What you should remember
Section titled “What you should remember”- There are four paradigms of generative modeling: autoregressive, latent-variable, adversarial, and score-based / diffusion. Each picks a training objective (chain-rule NLL for autoregressive, ELBO for VAEs, minimax for GANs, noise-prediction MSE for diffusion), a sampling procedure (sequential, parallel one-pass, parallel one-pass, multi-step), and a trade-off profile (exact vs bounded vs no likelihood; sequential vs parallel vs multi-step sampling; sharp vs broad-coverage samples; controllability properties).
- Modern systems often combine paradigms. Latent diffusion uses a VAE for compression and a diffusion model in the latent space. Multimodal systems pipe an autoregressive language model through a diffusion image generator. Reading a system means identifying its components and how they fit on the four-paradigm map, not assuming every system is a single paradigm.
- Paradigm fluency is the deliverable. Identify the training objective, identify the sampling procedure, predict the trade-offs, place the system on the map. This is the procedure for reading any new generative-AI release critically. The math you have built through the track is what makes this procedure precise.

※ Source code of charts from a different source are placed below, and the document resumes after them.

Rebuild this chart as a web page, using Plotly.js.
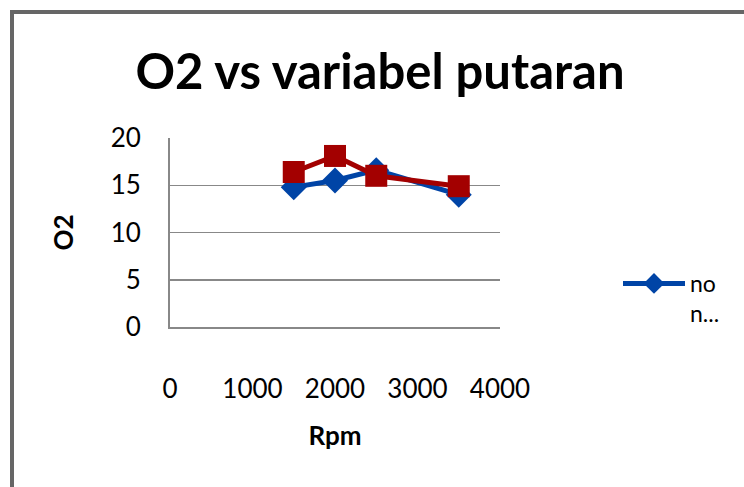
<!DOCTYPE html>
<html>
<head>
<meta charset="utf-8">
<script src="https://cdn.plot.ly/plotly-3.0.1.min.js"></script>
<style>
  html, body { margin: 0; padding: 0; background: #fff; overflow: hidden; }
  #chart { position: absolute; left: 0; top: 0; width: 744px; height: 487px; }
  #frame { position: absolute; left: 10px; top: 10px; width: 900px; height: 700px;
           border-left: 4px solid #666; border-top: 4px solid #666; pointer-events: none; }
</style>
</head>
<body>
<div id="chart"></div>
<div id="frame"></div>
<script>
const rpm = [1500, 2000, 2500, 3500];
const seriesBlue = [14.8, 15.5, 16.6, 14.0];
const seriesRed = [16.4, 18.1, 16.0, 14.9];
const legendName = "no<br>n...";
const xTicks = [0, 1000, 2000, 3000, 4000];
const yTicks = [0, 5, 10, 15, 20];

const font = "Lato, 'Open Sans', sans-serif";

const traces = [
  {
    x: rpm, y: seriesBlue, type: "scatter", mode: "lines+markers",
    name: legendName,
    line: { color: "#0044A6", width: 5 },
    marker: { symbol: "diamond", size: 20, color: "#0044A6" }
  },
  {
    x: rpm, y: seriesRed, type: "scatter", mode: "lines+markers",
    name: "series 2", showlegend: false,
    line: { color: "#A30000", width: 5 },
    marker: { symbol: "square", size: 22, color: "#A30000" }
  }
];

const layout = {
  width: 744, height: 487,
  margin: { l: 170, r: 244, t: 138, b: 160 },
  paper_bgcolor: "#fff", plot_bgcolor: "#fff",
  font: { family: font, color: "#000" },
  title: {
    text: "<b>O2 vs variabel putaran</b>",
    font: { family: font, size: 49, color: "#000" },
    x: 380 / 744, xref: "container", xanchor: "center",
    y: 1 - 72 / 487, yref: "container", yanchor: "middle"
  },
  xaxis: {
    range: [0, 4000], tickvals: xTicks, ticktext: xTicks.map(String),
    showgrid: false, zeroline: false,
    showline: true, linecolor: "#888", linewidth: 2,
    ticks: "", ticklabelstandoff: 38,
    tickfont: { family: font, size: 26, color: "#000" },
    title: { text: "<b>Rpm</b>", font: { family: font, size: 26, color: "#000" }, standoff: 24 },
    fixedrange: true
  },
  yaxis: {
    range: [0, 20], tickvals: yTicks, ticktext: yTicks.map(String),
    showgrid: true, gridcolor: "#888", gridwidth: 1.5, zeroline: false,
    showline: true, linecolor: "#888", linewidth: 2,
    ticks: "", ticklabelstandoff: 22,
    tickfont: { family: font, size: 26, color: "#000" },
    title: { text: "<b>O2</b>", font: { family: font, size: 26, color: "#000" }, standoff: 30 },
    fixedrange: true
  },
  showlegend: true,
  legend: {
    x: (618 - 170) / 330, xanchor: "left",
    y: (327 - 262) / 189, yanchor: "top",
    valign: "top",
    itemwidth: 62,
    font: { family: font, size: 23, color: "#000" },
    bgcolor: "rgba(0,0,0,0)", borderwidth: 0
  }
};

Plotly.newPlot("chart", traces, layout, { displayModeBar: false, staticPlot: true });
</script>
</body>
</html>
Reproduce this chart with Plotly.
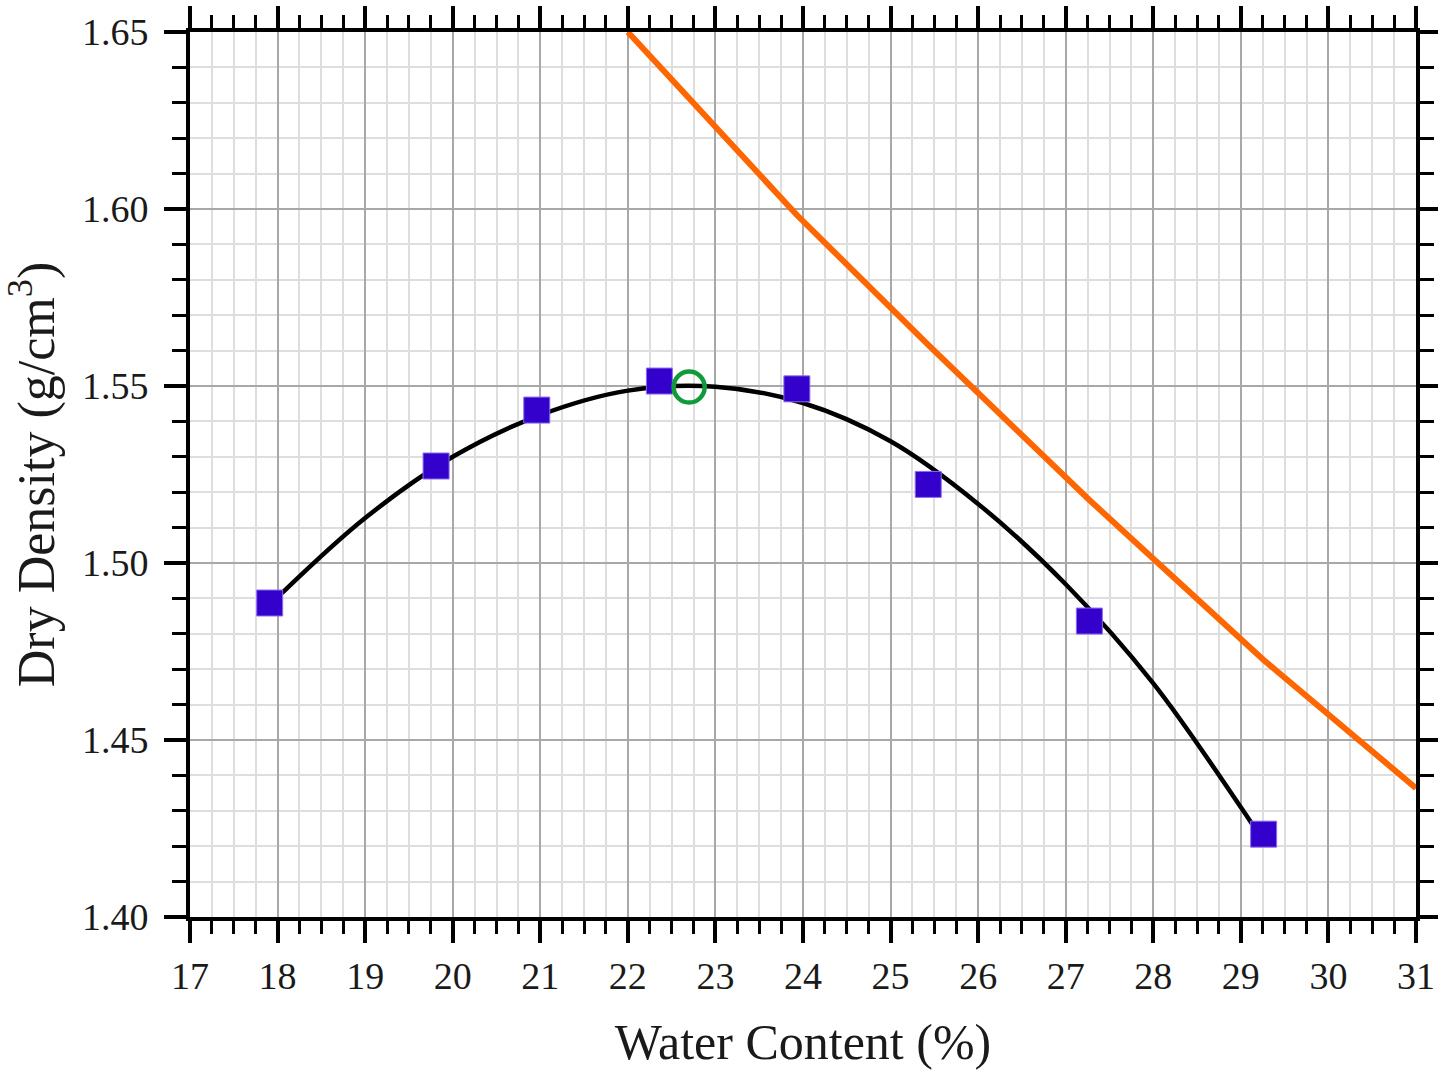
import plotly.graph_objects as go

# Compaction test results: water content (%) vs dry density (g/cm3)
water_content = [17.91, 19.81, 20.96, 22.36, 23.93, 25.43, 27.27, 29.26]
dry_density = [1.4887, 1.5274, 1.5432, 1.5514, 1.5492, 1.5222, 1.4836, 1.4234]

# Fitted compaction curve
fit_w = [18.05, 19.0, 20.0, 21.0, 22.0, 23.0, 24.0, 25.0, 26.0, 27.0, 28.0, 29.0, 29.13]
fit_rho = [1.4915, 1.5127, 1.5300, 1.5418, 1.5487, 1.5498, 1.5452, 1.5344, 1.5167,
           1.4940, 1.4660, 1.4310, 1.4262]

# Zero-air-voids line
zav_w = [22.0, 23.93, 25.43, 27.27, 29.26, 31.0]
zav_rho = [1.650, 1.5983, 1.5616, 1.5178, 1.4726, 1.4364]

# Optimum point (OMC, MDD)
opt_w = [22.70]
opt_rho = [1.5497]

x_ticks = list(range(17, 32))
y_ticks = [1.40, 1.45, 1.50, 1.55, 1.60, 1.65]

FONT = "Liberation Serif"

fig = go.Figure()

fig.add_trace(go.Scatter(x=zav_w, y=zav_rho, mode="lines",
                         line=dict(color="#ff6600", width=6), hoverinfo="skip"))
fig.add_trace(go.Scatter(x=fit_w, y=fit_rho, mode="lines",
                         line=dict(color="black", width=4.5, shape="spline", smoothing=1.0),
                         hoverinfo="skip"))
fig.add_trace(go.Scatter(x=water_content, y=dry_density, mode="markers",
                         marker=dict(symbol="square", size=26, color="#3300cc",
                                     line=dict(color="#8a6cf0", width=1))))
fig.add_trace(go.Scatter(x=opt_w, y=opt_rho, mode="markers",
                         marker=dict(symbol="circle-open", size=31, color="#119a3a",
                                     line=dict(color="#119a3a", width=4.5))))

axis_common = dict(
    showline=True, linecolor="black", linewidth=4, mirror="allticks",
    ticks="outside", tickcolor="black", tickwidth=4, ticklen=22,
    showgrid=True, gridcolor="#a8a8a8", gridwidth=2,
    zeroline=False, automargin=False,
    tickfont=dict(family=FONT, size=38, color="#1a1a1a"),
)

fig.update_xaxes(
    **axis_common,
    range=[17, 31], tickvals=x_ticks,
    minor=dict(dtick=0.25, ticks="outside", ticklen=13, tickwidth=3, tickcolor="black",
               showgrid=True, gridcolor="#dedede", gridwidth=2),
    title=dict(text="Water Content (%)", font=dict(family=FONT, size=50, color="#1a1a1a"),
               standoff=30),
)
fig.update_yaxes(
    **axis_common,
    range=[1.40, 1.65], tickvals=y_ticks, tickformat=".2f", ticklabelstandoff=8,
    minor=dict(dtick=0.01, ticks="outside", ticklen=14, tickwidth=3, tickcolor="black",
               showgrid=True, gridcolor="#dedede", gridwidth=2),
    title=dict(text="Dry Density (g/cm<sup>3</sup>)",
               font=dict(family=FONT, size=52, color="#1a1a1a"), standoff=12),
)

fig.update_layout(
    width=1438, height=1070,
    margin=dict(l=190, r=22, t=32, b=153),
    plot_bgcolor="white", paper_bgcolor="white",
    showlegend=False,
)

fig.write_html("out.html")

You have finished Track 19. You have placed every paradigm on the map and built each one from its foundations. You can now read any modern generative-AI system release, identify which paradigm it sits in, name its training objective and sampling procedure, predict its primary trade-offs, and place it on the four-paradigm map without needing to read between the lines. The procedure is paradigm fluency. The map is the spine. Generative models are not magic; they are math, and the math is the same math you already have.